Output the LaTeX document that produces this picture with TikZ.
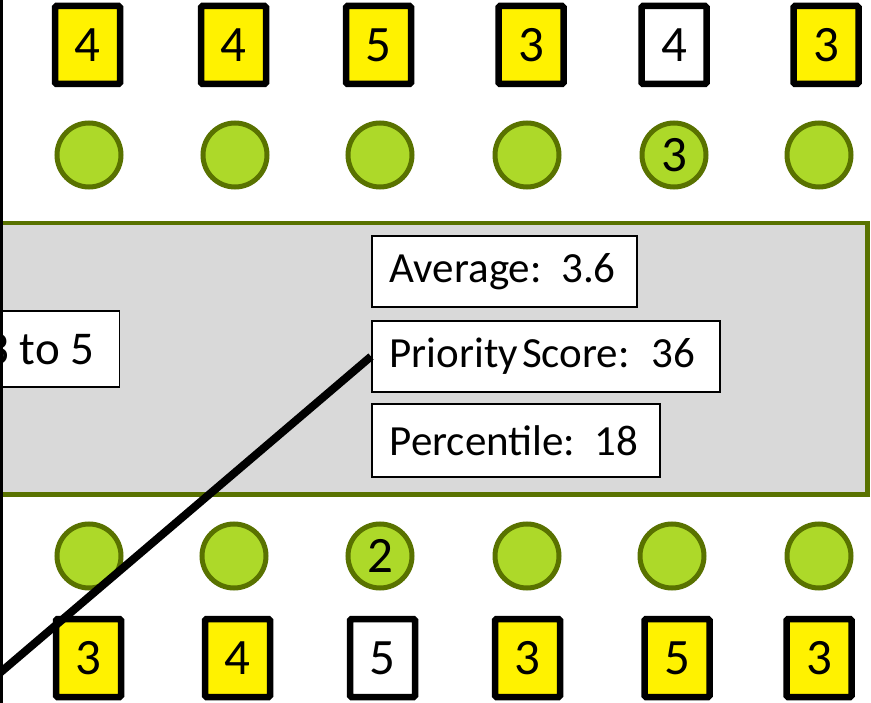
\documentclass[tikz,border=0pt]{standalone}
\usepackage{fontspec}
\setmainfont{Carlito}
\definecolor{olive}{RGB}{89,114,0}
\definecolor{lime}{RGB}{173,217,41}
\definecolor{panel}{RGB}{217,217,217}
\begin{document}
\begin{tikzpicture}[x=1pt,y=-1pt,
  sqbox/.style={draw=black,line width=6.5pt,rounded corners=1.5pt,fill=yellow,minimum width=65pt,minimum height=78pt,inner sep=0pt,font=\fontsize{51}{51}\selectfont},
  sqwhite/.style={sqbox,fill=white},
  dot/.style={circle,draw=olive,fill=lime,line width=5pt,minimum size=64pt,inner sep=0pt,font=\fontsize{51}{51}\selectfont},
  statbox/.style={draw=black,line width=1.5pt,fill=white,anchor=west,inner xsep=18pt,inner ysep=0pt,font=\fontsize{43}{43}\selectfont},
  conn/.style={line width=8pt,black}]
\useasboundingbox (0,0) rectangle (871,703);
\clip (0,0) rectangle (871,703);
% panel
\node[draw=olive,fill=panel,line width=4.5pt,minimum width=885pt,minimum height=271pt,inner sep=0pt,anchor=north west] (panel) at (-20,221) {};
% range box
\node[draw=black,line width=1.5pt,fill=white,anchor=east,minimum height=76pt,inner xsep=25pt,inner ysep=0pt,font=\fontsize{47}{47}\selectfont] (range) at (120,349) {3 to 5};
% stats
\node[statbox,minimum height=71pt] (avg) at (371,271.5) {\makebox[229pt][l]{Average:\ \ 3.6}};
\node[statbox,minimum height=71pt] (prio) at (371,356.5) {\makebox[312pt][l]{Priority\hspace{4pt}Score:\hspace{22pt}36}};
\node[statbox,minimum height=73pt] (pct) at (371,440.5) {\makebox[252pt][l]{Percentile:\ \ 18}};
% top squares
\node[sqbox] (t1) at (87.5,45) {4};
\node[sqbox] (t2) at (233.5,45) {4};
\node[sqbox] (t3) at (378.5,45) {5};
\node[sqbox] (t4) at (531,45) {3};
\node[sqwhite] (t5) at (674,45) {4};
\node[sqbox] (t6) at (826,45) {3};
% top circles
\node[dot] (c1) at (89,155) {};
\node[dot] (c2) at (235,155) {};
\node[dot] (c3) at (380,155) {};
\node[dot] (c4) at (527,155) {};
\node[dot] (c5) at (674,155) {3};
\node[dot] (c6) at (819,155) {};
% bottom circles
\node[dot] (d1) at (89,556) {};
\node[dot] (d2) at (234,556) {};
\node[dot] (d3) at (380,556) {2};
\node[dot] (d4) at (527,556) {};
\node[dot] (d5) at (672,556) {};
\node[dot] (d6) at (819,556) {};
% bottom squares
\node[sqbox] (b1) at (88.5,658) {3};
\node[sqbox] (b2) at (237.5,658) {4};
\node[sqwhite] (b3) at (382.5,658) {5};
\node[sqbox] (b4) at (527.5,658) {3};
\node[sqbox] (b5) at (677,658) {5};
\node[sqbox] (b6) at (819,658) {3};
% left rule
\coordinate (lt) at (1.5,-10);
\coordinate (lb) at (1.5,713);
\draw[line width=3pt,black] (lt) -- (lb);
% diagonal connector
\coordinate (free) at (-12,683);
\draw[conn] (free) -- (prio.west);
\end{tikzpicture}
\end{document}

TASK OBJECTIVE: Quote the data exactly, leaving every image out of the copy.

RESPONSE TO THE EXERCISE:
Output the LaTeX document that produces this picture with TikZ.
\documentclass[tikz,border=0pt]{standalone}
\usepackage{fontspec}
\setmainfont{Carlito}
\definecolor{olive}{RGB}{89,114,0}
\definecolor{lime}{RGB}{173,217,41}
\definecolor{panel}{RGB}{217,217,217}
\begin{document}
\begin{tikzpicture}[x=1pt,y=-1pt,
  sqbox/.style={draw=black,line width=6.5pt,rounded corners=1.5pt,fill=yellow,minimum width=65pt,minimum height=78pt,inner sep=0pt,font=\fontsize{51}{51}\selectfont},
  sqwhite/.style={sqbox,fill=white},
  dot/.style={circle,draw=olive,fill=lime,line width=5pt,minimum size=64pt,inner sep=0pt,font=\fontsize{51}{51}\selectfont},
  statbox/.style={draw=black,line width=1.5pt,fill=white,anchor=west,inner xsep=18pt,inner ysep=0pt,font=\fontsize{43}{43}\selectfont},
  conn/.style={line width=8pt,black}]
\useasboundingbox (0,0) rectangle (871,703);
\clip (0,0) rectangle (871,703);
% panel
\node[draw=olive,fill=panel,line width=4.5pt,minimum width=885pt,minimum height=271pt,inner sep=0pt,anchor=north west] (panel) at (-20,221) {};
% range box
\node[draw=black,line width=1.5pt,fill=white,anchor=east,minimum height=76pt,inner xsep=25pt,inner ysep=0pt,font=\fontsize{47}{47}\selectfont] (range) at (120,349) {3 to 5};
% stats
\node[statbox,minimum height=71pt] (avg) at (371,271.5) {\makebox[229pt][l]{Average:\ \ 3.6}};
\node[statbox,minimum height=71pt] (prio) at (371,356.5) {\makebox[312pt][l]{Priority\hspace{4pt}Score:\hspace{22pt}36}};
\node[statbox,minimum height=73pt] (pct) at (371,440.5) {\makebox[252pt][l]{Percentile:\ \ 18}};
% top squares
\node[sqbox] (t1) at (87.5,45) {4};
\node[sqbox] (t2) at (233.5,45) {4};
\node[sqbox] (t3) at (378.5,45) {5};
\node[sqbox] (t4) at (531,45) {3};
\node[sqwhite] (t5) at (674,45) {4};
\node[sqbox] (t6) at (826,45) {3};
% top circles
\node[dot] (c1) at (89,155) {};
\node[dot] (c2) at (235,155) {};
\node[dot] (c3) at (380,155) {};
\node[dot] (c4) at (527,155) {};
\node[dot] (c5) at (674,155) {3};
\node[dot] (c6) at (819,155) {};
% bottom circles
\node[dot] (d1) at (89,556) {};
\node[dot] (d2) at (234,556) {};
\node[dot] (d3) at (380,556) {2};
\node[dot] (d4) at (527,556) {};
\node[dot] (d5) at (672,556) {};
\node[dot] (d6) at (819,556) {};
% bottom squares
\node[sqbox] (b1) at (88.5,658) {3};
\node[sqbox] (b2) at (237.5,658) {4};
\node[sqwhite] (b3) at (382.5,658) {5};
\node[sqbox] (b4) at (527.5,658) {3};
\node[sqbox] (b5) at (677,658) {5};
\node[sqbox] (b6) at (819,658) {3};
% left rule
\coordinate (lt) at (1.5,-10);
\coordinate (lb) at (1.5,713);
\draw[line width=3pt,black] (lt) -- (lb);
% diagonal connector
\coordinate (free) at (-12,683);
\draw[conn] (free) -- (prio.west);
\end{tikzpicture}
\end{document}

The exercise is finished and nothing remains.